__TO DO__:
Extract every line that includes the string "chart".

□ □ □ □ □ □ □

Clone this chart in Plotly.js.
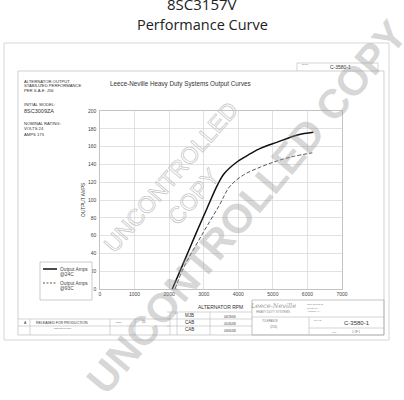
<!DOCTYPE html>
<html>
<head>
<meta charset="utf-8">
<script src="https://cdn.plot.ly/plotly-3.0.1.min.js"></script>
<style>
html,body{margin:0;padding:0;background:#fff;}
#chart{width:404px;height:400px;}
.annotation[data-index="0"] .annotation-text{fill:none !important;stroke:#c4c4c4;stroke-width:0.7px;}
</style>
</head>
<body>
<div id="chart"></div>
<script>
// ---- data ----
var rpm24 = [2090, 2400, 2750, 3100, 3400, 3600, 3970, 4350, 4640, 5130, 5710, 6170];
var amps24 = [0, 28, 60, 91, 117, 130, 143, 152, 158, 165, 173, 176];
var rpm93 = [2170, 2420, 2950, 3450, 3750, 4145, 4640, 5130, 5600, 6140];
var amps93 = [0, 24, 61, 94, 115, 128, 137, 144, 149, 153];
var seriesNames = ["Output Amps<br>@24C", "Output Amps<br>@93C"];
var xTicks = [0, 1000, 2000, 3000, 4000, 5000, 6000, 7000];
var yTicks = [0, 20, 40, 60, 80, 100, 120, 140, 160, 180, 200];

// ---- page geometry helpers (pixel -> paper) ----
var L = 100, R = 62, T = 111, B = 111, W = 404, H = 400;
var PW = W - L - R, PH = H - T - B;
function px(x){ return (x - L) / PW; }
function py(y){ return (H - B - y) / PH; }

var styles = [
  {color: '#111', width: 1.5},
  {color: '#444', width: 0.9, dash: '4px,2px'}
];

var traces = [
  {x: rpm24, y: amps24, name: seriesNames[0], mode: 'lines',
   line: Object.assign({shape: 'spline'}, styles[0])},
  {x: rpm93, y: amps93, name: seriesNames[1], mode: 'lines',
   line: Object.assign({shape: 'spline'}, styles[1])}
];

var shapes = [];
function rect(x0,y0,x1,y1,c,w){ shapes.push({type:'rect',xref:'paper',yref:'paper',x0:px(x0),x1:px(x1),y0:py(y0),y1:py(y1),line:{color:c||'#bbb',width:w||0.8}}); }
function seg(x0,y0,x1,y1,c,w,dash){ shapes.push({type:'line',xref:'paper',yref:'paper',x0:px(x0),x1:px(x1),y0:py(y0),y1:py(y1),line:{color:c||'#bbb',width:w||0.6,dash:dash}}); }

rect(4,43,389,340,'#ccc',0.8);
rect(18,71,384,335,'#bbb',0.7);
// top-right drawing number box
seg(297,63,378,63); seg(297,63,297,71); seg(378,63,378,71);
// title block - right
rect(252,300,384,335,'#aaa',0.7);
seg(252,317,384,317); seg(309,317,309,335); seg(309,328,384,328);
// title block - middle
seg(167,312,252,312); seg(167,319,252,319); seg(167,326,252,326);
seg(170,312,170,335); seg(177,312,177,335); seg(210,312,210,335);
// title block - left
seg(18,319,170,319); seg(18,326,170,326);
seg(30,319,30,335); seg(110,319,110,335); seg(135,319,135,335);

// legend box (manual)
shapes.push({type:'rect',xref:'paper',yref:'paper',x0:px(40),x1:px(92),y0:py(262),y1:py(300),
  line:{color:'#aaa',width:0.6},fillcolor:'#fff',layer:'above'});

var ann = [];
function txt(x,y,t,size,opt){
  opt = opt || {};
  ann.push({xref:'paper',yref:'paper',x:px(x),y:py(y),text:t,showarrow:false,
    xanchor:opt.xa||'left',yanchor:opt.ya||'middle',textangle:opt.angle||0,align:opt.align||'left',
    font:{family:opt.family||'Liberation Sans, Arial, sans-serif',size:size,color:opt.color||'#333'}});
}
// 0: outlined small watermark (styled by CSS)
txt(182,187,'UNCONTROLLED<br>COPY',23,{xa:'center',angle:-49,align:'center',color:'#ccc'});

// legend entries
var legY = [269, 283];
for (var i = 0; i < seriesNames.length; i++) {
  seg(43, legY[i], 57, legY[i], styles[i].color, styles[i].width, styles[i].dash ? '2px,1.5px' : undefined);
  shapes[shapes.length-1].layer = 'above';
  var parts = seriesNames[i].split('<br>');
  for (var j = 0; j < parts.length; j++) txt(58, legY[i] + j * 5, parts[j], 4.8, {color:'#444'});
}

// headings
txt(202,4,'8SC3157V',15,{xa:'center',family:'Open Sans, sans-serif',color:'#222'});
txt(202,25,'Performance Curve',14.5,{xa:'center',family:'Open Sans, sans-serif',color:'#222'});
txt(180,84,'Leece-Neville Heavy Duty Systems Output Curves',6.3,{xa:'center',color:'#333'});
// left notes
txt(22,81,'ALTERNATOR OUTPUT',4.2);
txt(22,85.5,'STABILIZED PERFORMANCE',4.2);
txt(22,90,'PER S.A.E. J56',4.2);
txt(22,104,'INITIAL MODEL:',4.2);
txt(22,111,'8SC3009ZA',5.5);
txt(22,123,'NOMINAL RATING:',4.2);
txt(22,128.5,'VOLTS 24',4.2);
txt(22,134,'AMPS 175',4.2);
// axis titles
txt(83,200,'OUTPUT AMPS',4.8,{xa:'center',angle:-90});
txt(220,306.5,'ALTERNATOR RPM',5,{xa:'center'});
// top-right box
txt(300,64.5,'DWG',2.5,{color:'#777'});
txt(340,67,'C-3580-1',5,{xa:'center'});
// title block text
txt(22,323,'A',3.5);
txt(62,323,'RELEASED FOR PRODUCTION',3.5,{xa:'center'});
txt(62,328.5,'DESCRIPTION',2.5,{xa:'center',color:'#777'});
txt(118,322,'ECN',2.5,{xa:'center',color:'#777'});
txt(140,322,'12',3,{color:'#555'});
txt(173,313,'BY',2.2,{color:'#777'});
txt(183,315.5,'MJB',4.5);
txt(183,322.5,'CAB',4.5);
txt(183,329.5,'CAB',4.5);
txt(222,316.5,'04/19/06',3);
txt(222,323.5,'01/05/08',3);
txt(222,330.5,'03/05/08',3);
txt(273,306,'<i>Leece-Neville</i>',6.5,{xa:'center',family:'DejaVu Serif, serif',color:'#999'});
txt(273,312,'HEAVY DUTY SYSTEMS',3,{xa:'center',color:'#888'});
txt(305,304,'3250 ROUTE 35',2.2,{color:'#888'});
txt(305,307.5,'SUITE 100',2.2,{color:'#888'});
txt(305,311,'ARNOLD, PA',2.2,{color:'#888'});
txt(270,321,'TOLERANCE',2.6,{xa:'center',color:'#777'});
txt(273,327,'(2/16)',2.8,{xa:'center',color:'#777'});
txt(312,319.5,'SCALE',2.2,{color:'#888'});
txt(357,323,'C-3580-1',6,{xa:'center'});
txt(330,331.5,'SHT',2.2,{color:'#888'});
txt(350,331.5,'1 OF 1',2.6,{color:'#666'});

// big watermark
txt(247,207,'<b>UNCONTROLLED COPY</b>',41,{xa:'center',angle:-50,family:'Liberation Sans, Arial, sans-serif',color:'rgba(150,150,150,0.38)'});

var axisCommon = {showgrid:true, gridcolor:'#cfcfcf', gridwidth:0.6, zeroline:false,
  showline:true, mirror:true, linecolor:'#aaa', linewidth:0.7, ticks:'',
  tickfont:{family:'Liberation Sans, Arial, sans-serif', size:5, color:'#444'}};

var layout = {
  width: W, height: H,
  margin: {l: L, r: R, t: T, b: B, pad: 0},
  paper_bgcolor: '#fff', plot_bgcolor: '#fff',
  showlegend: false,
  xaxis: Object.assign({}, axisCommon, {range: [0, 7000], tickvals: xTicks, ticktext: xTicks.map(String)}),
  yaxis: Object.assign({}, axisCommon, {range: [0, 200], tickvals: yTicks, ticktext: yTicks.map(String), ticklabelstandoff: 2}),
  shapes: shapes,
  annotations: ann
};

Plotly.newPlot('chart', traces, layout, {displayModeBar: false, staticPlot: true});
</script>
</body>
</html>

□ □ □ □ □ □ □

__FINISHED TASK__:
Clone this chart in Plotly.js.
#chart{width:404px;height:400px;}
<div id="chart"></div>
Plotly.newPlot('chart', traces, layout, {displayModeBar: false, staticPlot: true});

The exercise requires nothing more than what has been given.